Friday 18 March 2011


Rinjani, a major volcano on Vanuata. The fiery volcanoes of the Ring of Fire, 
stretch from southernmost Chile, via Alaska and Japan, to New Zealand.

17 Mar 2011
By David Fickling and James Glynn
The Wall Street Journal 

Sydney ~ A magnitude 6.5 earthquake has struck the sea floor northwest of the Vanuatu capital of Port Vila, according to a notice from the U.S. Geological Survey, adding to jitters over tremors in the region following the quake that has devastated parts of Japan.

The notice said the earthquake, at 1:48 p.m. local time, had an epicenter 35 kilometers down, with coordinates 17.5 degrees south and 167.6 degrees east. The location is 77 kilometers northwest of Port Vila, close enough to pose some threat of a tsunami, the USGS said.

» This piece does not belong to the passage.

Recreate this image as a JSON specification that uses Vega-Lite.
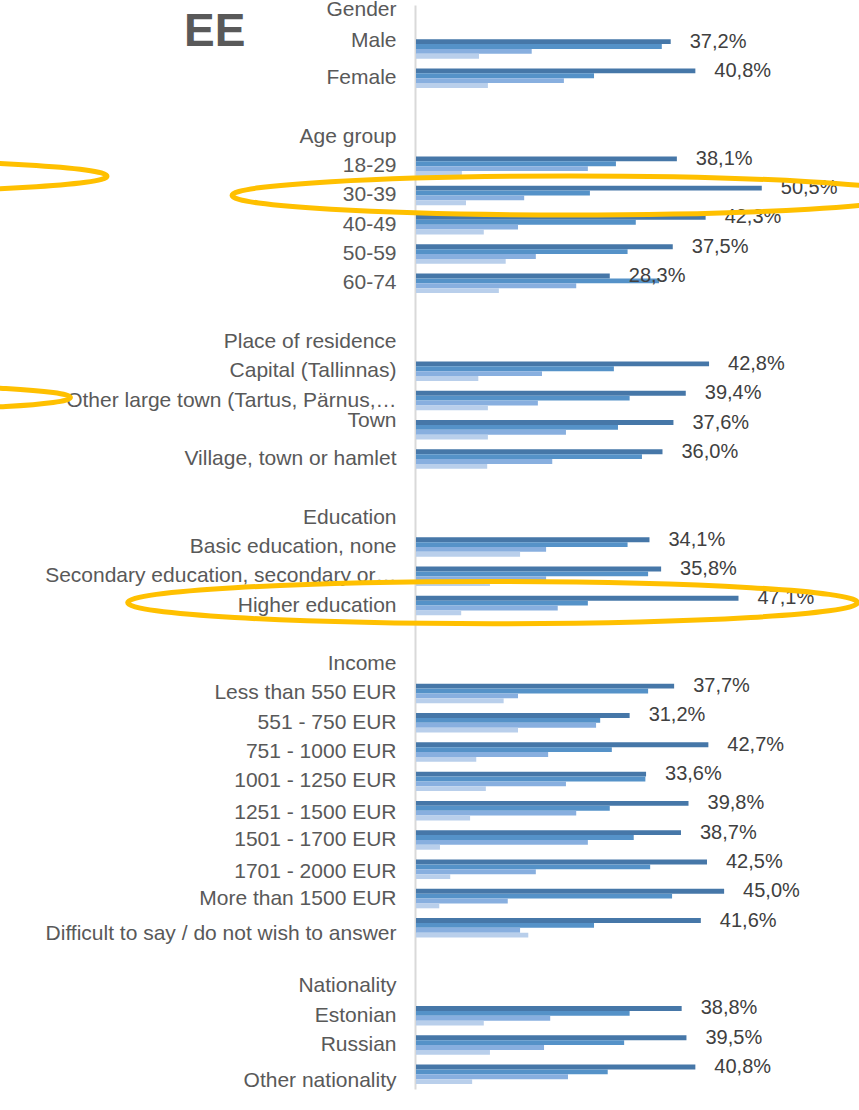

"No destructive widespread tsunami threat exists based on historical earthquake and tsunami data. However, earthquakes of this size sometimes generate local tsunamis that can be destructive along coasts located within 100km of the earthquake epicenter," the USGS said in a statement.

People in nearby Fiji said they had felt no tremors and Australia hadn't issued any warnings of a tsunami as of 2:13 p.m. local time. The Pacific islands of the Republic of Vanuatu, located about 1,750 kilometers east of northern Australia, are a popular tourist destination.

Vanuatu is towards the southwestern end of the Pacific "ring of fire" which has seen several severe earthquakes over the past year, including last week's 9.0 magnitude quake off the coast of Japan, two earthquakes in the New Zealand city of Christchurch with magnitudes 7.1 and 6.3, and the 8.8 magnitude 2010 Chile earthquake.

Gideon George, manager of the Havannah Eco Lodge on the northwest coast of Vanuatu's main Efate Island, facing the earthquake's epicentre, said there had been no damage. "I felt it but there has been no damage here, no threat," he said.

To be sure, earthquakes are a common hazard for Vanuatu, which experienced at least three last year gauged above magnitude 7 in its nearby waters. The archipelago nation consists of about 82 islands, which are home to about 220,000 people.

"Earthquakes here are common, this wasn't exceptional," said Cheryl Beard, a resident of Vanuatu in a phone interview. "The building shook but I barely looked up from my work."